Omit every picture, and retype the lines that run from the beginning of the data below through the line containing "1 - 1</text>", inclusive.

▶ [DATA LINES]:
## START
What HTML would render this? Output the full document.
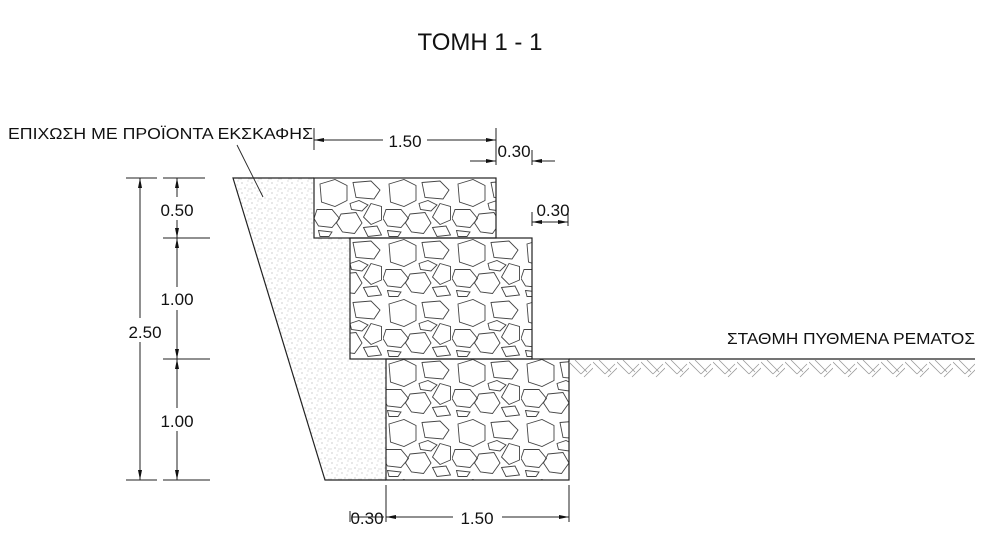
<!DOCTYPE html>
<html><head><meta charset="utf-8"><style>
html,body{margin:0;padding:0;background:#fff;width:990px;height:556px;overflow:hidden}
svg{display:block}
text{font-family:"Liberation Sans",sans-serif;fill:#111}
</style></head><body>
<svg width="990" height="556" viewBox="0 0 990 556" xmlns="http://www.w3.org/2000/svg">
<defs>
<pattern id="stone" width="46" height="40" patternUnits="userSpaceOnUse" patternTransform="translate(314 178) scale(1.5)">
<g fill="none" stroke="#444" stroke-width="0.6">
<polygon points="4,4 14,1 22,5 22,15 14,19 5,16"/>
<polygon points="26,3 38,2 44,8 40,14 28,13"/>
<polygon points="24,17 30,15 36,18 32,22 25,21"/>
<polygon points="38,17 45,19 45,28 38,31 33,26"/>
<polygon points="2,21 12,21 17,27 12,33 3,32 0,27"/>
<polygon points="18,24 28,23 32,30 27,37 19,36 15,30"/>
<polygon points="33,33 42,32 45,38 36,39"/>
<polygon points="3,35 12,36 10,39 4,39"/>
</g>
</pattern>
<pattern id="sand" width="10" height="10" patternUnits="userSpaceOnUse">
<g fill="#aaa"><circle cx="2" cy="3" r="0.6"/><circle cx="8" cy="1" r="0.5"/><circle cx="5" cy="8" r="0.6"/><circle cx="9" cy="9" r="0.5"/><circle cx="1" cy="9" r="0.5"/><circle cx="7" cy="5" r="0.5"/></g>
</pattern>
<pattern id="hatch" width="24" height="18" patternUnits="userSpaceOnUse" x="569" y="360">
<g stroke="#999" stroke-width="0.8" fill="none">
<line x1="0" y1="2" x2="12" y2="14"/><line x1="6" y1="0" x2="18" y2="12"/>
<line x1="12" y1="14" x2="22" y2="4"/><line x1="15" y1="17" x2="24" y2="8"/>
</g>
</pattern>
<marker id="ar" viewBox="0 0 10 4" refX="10" refY="2" markerWidth="11" markerHeight="4" markerUnits="userSpaceOnUse" orient="auto-start-reverse"><path d="M0,0 L10,2 L0,4z" fill="#111"/></marker>
</defs>

<text x="480" y="50" font-size="24" text-anchor="middle">ΤΟΜΗ 1 - 1</text>

<polygon points="233,178 314,178 314,238 350,238 350,359 386,359 386,480 325,480" fill="url(#sand)"/>
<polyline points="314,178 233,178 325,480 386,480" fill="none" stroke="#222" stroke-width="1.2"/>

<rect x="314" y="178" width="182" height="60" fill="url(#stone)" stroke="#222" stroke-width="1.2"/>
<rect x="350" y="238" width="182" height="121" fill="url(#stone)" stroke="#222" stroke-width="1.2"/>
<rect x="386" y="359" width="183" height="121" fill="url(#stone)" stroke="#222" stroke-width="1.2"/>

<rect x="569" y="360" width="406" height="18" fill="url(#hatch)"/>
<line x1="569" y1="359" x2="975" y2="359" stroke="#222" stroke-width="1.2"/>
<text x="727" y="344" font-size="16" textLength="248" lengthAdjust="spacingAndGlyphs">ΣΤΑΘΜΗ ΠΥΘΜΕΝΑ ΡΕΜΑΤΟΣ</text>

<text x="8" y="139" font-size="16" textLength="305" lengthAdjust="spacingAndGlyphs">ΕΠΙΧΩΣΗ ΜΕ ΠΡΟΪΟΝΤΑ ΕΚΣΚΑΦΗΣ</text>
<line x1="237" y1="145" x2="263" y2="197" stroke="#222" stroke-width="0.9"/>

<g stroke="#222" stroke-width="1" fill="none">
<line x1="314" y1="128" x2="314" y2="150"/>
<line x1="496" y1="128" x2="496" y2="165"/>
<line x1="314" y1="140" x2="383" y2="140" marker-start="url(#ar)"/>
<line x1="427" y1="140" x2="496" y2="140" marker-end="url(#ar)"/>
<line x1="532" y1="150" x2="532" y2="165"/>
<line x1="470" y1="161" x2="496" y2="161" marker-end="url(#ar)"/>
<line x1="555" y1="161" x2="532" y2="161" marker-end="url(#ar)"/>
<line x1="532" y1="212" x2="532" y2="226"/>
<line x1="568" y1="212" x2="568" y2="226"/>
<line x1="532" y1="222" x2="568" y2="222" marker-start="url(#ar)" marker-end="url(#ar)"/>
<line x1="386" y1="485" x2="386" y2="522"/>
<line x1="569" y1="485" x2="569" y2="522"/>
<line x1="350" y1="511" x2="350" y2="522"/>
<line x1="386" y1="517" x2="453" y2="517" marker-start="url(#ar)"/>
<line x1="502" y1="517" x2="569" y2="517" marker-end="url(#ar)"/>
<line x1="126" y1="178" x2="157" y2="178"/>
<line x1="126" y1="480" x2="157" y2="480"/>
<line x1="140" y1="178" x2="140" y2="318" marker-start="url(#ar)"/>
<line x1="140" y1="342" x2="140" y2="480" marker-end="url(#ar)"/>
<line x1="163" y1="178" x2="205" y2="178"/>
<line x1="163" y1="238" x2="210" y2="238"/>
<line x1="163" y1="359" x2="210" y2="359"/>
<line x1="163" y1="480" x2="210" y2="480"/>
<line x1="177" y1="178" x2="177" y2="197" marker-start="url(#ar)"/>
<line x1="177" y1="220" x2="177" y2="238" marker-end="url(#ar)"/>
<line x1="177" y1="238" x2="177" y2="287" marker-start="url(#ar)"/>
<line x1="177" y1="310" x2="177" y2="359" marker-end="url(#ar)"/>
<line x1="177" y1="359" x2="177" y2="408" marker-start="url(#ar)"/>
<line x1="177" y1="431" x2="177" y2="480" marker-end="url(#ar)"/>
</g>
<g font-size="17">
<text x="405" y="147" text-anchor="middle">1.50</text>
<text x="514" y="157" text-anchor="middle">0.30</text>
<text x="553" y="216" text-anchor="middle">0.30</text>
<text x="477" y="524" text-anchor="middle">1.50</text>
<text x="367" y="524" text-anchor="middle">0.30</text>
<text x="145" y="338" text-anchor="middle">2.50</text>
<text x="177" y="216" text-anchor="middle">0.50</text>
<text x="177" y="305" text-anchor="middle">1.00</text>
<text x="177" y="427" text-anchor="middle">1.00</text>
</g>
<line x1="352" y1="517" x2="384" y2="517" stroke="#222" stroke-width="1"/>
</svg>
</body></html>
## END
▶ [EXPECTED ANSWER]:
What HTML would render this? Output the full document.
<!DOCTYPE html>
<html><head><meta charset="utf-8"><style>
html,body{margin:0;padding:0;background:#fff;width:990px;height:556px;overflow:hidden}
svg{display:block}
text{font-family:"Liberation Sans",sans-serif;fill:#111}
</style></head><body>
<svg width="990" height="556" viewBox="0 0 990 556" xmlns="http://www.w3.org/2000/svg">
<defs>
<pattern id="stone" width="46" height="40" patternUnits="userSpaceOnUse" patternTransform="translate(314 178) scale(1.5)">
<g fill="none" stroke="#444" stroke-width="0.6">
<polygon points="4,4 14,1 22,5 22,15 14,19 5,16"/>
<polygon points="26,3 38,2 44,8 40,14 28,13"/>
<polygon points="24,17 30,15 36,18 32,22 25,21"/>
<polygon points="38,17 45,19 45,28 38,31 33,26"/>
<polygon points="2,21 12,21 17,27 12,33 3,32 0,27"/>
<polygon points="18,24 28,23 32,30 27,37 19,36 15,30"/>
<polygon points="33,33 42,32 45,38 36,39"/>
<polygon points="3,35 12,36 10,39 4,39"/>
</g>
</pattern>
<pattern id="sand" width="10" height="10" patternUnits="userSpaceOnUse">
<g fill="#aaa"><circle cx="2" cy="3" r="0.6"/><circle cx="8" cy="1" r="0.5"/><circle cx="5" cy="8" r="0.6"/><circle cx="9" cy="9" r="0.5"/><circle cx="1" cy="9" r="0.5"/><circle cx="7" cy="5" r="0.5"/></g>
</pattern>
<pattern id="hatch" width="24" height="18" patternUnits="userSpaceOnUse" x="569" y="360">
<g stroke="#999" stroke-width="0.8" fill="none">
<line x1="0" y1="2" x2="12" y2="14"/><line x1="6" y1="0" x2="18" y2="12"/>
<line x1="12" y1="14" x2="22" y2="4"/><line x1="15" y1="17" x2="24" y2="8"/>
</g>
</pattern>
<marker id="ar" viewBox="0 0 10 4" refX="10" refY="2" markerWidth="11" markerHeight="4" markerUnits="userSpaceOnUse" orient="auto-start-reverse"><path d="M0,0 L10,2 L0,4z" fill="#111"/></marker>
</defs>

<text x="480" y="50" font-size="24" text-anchor="middle">ΤΟΜΗ 1 - 1</text>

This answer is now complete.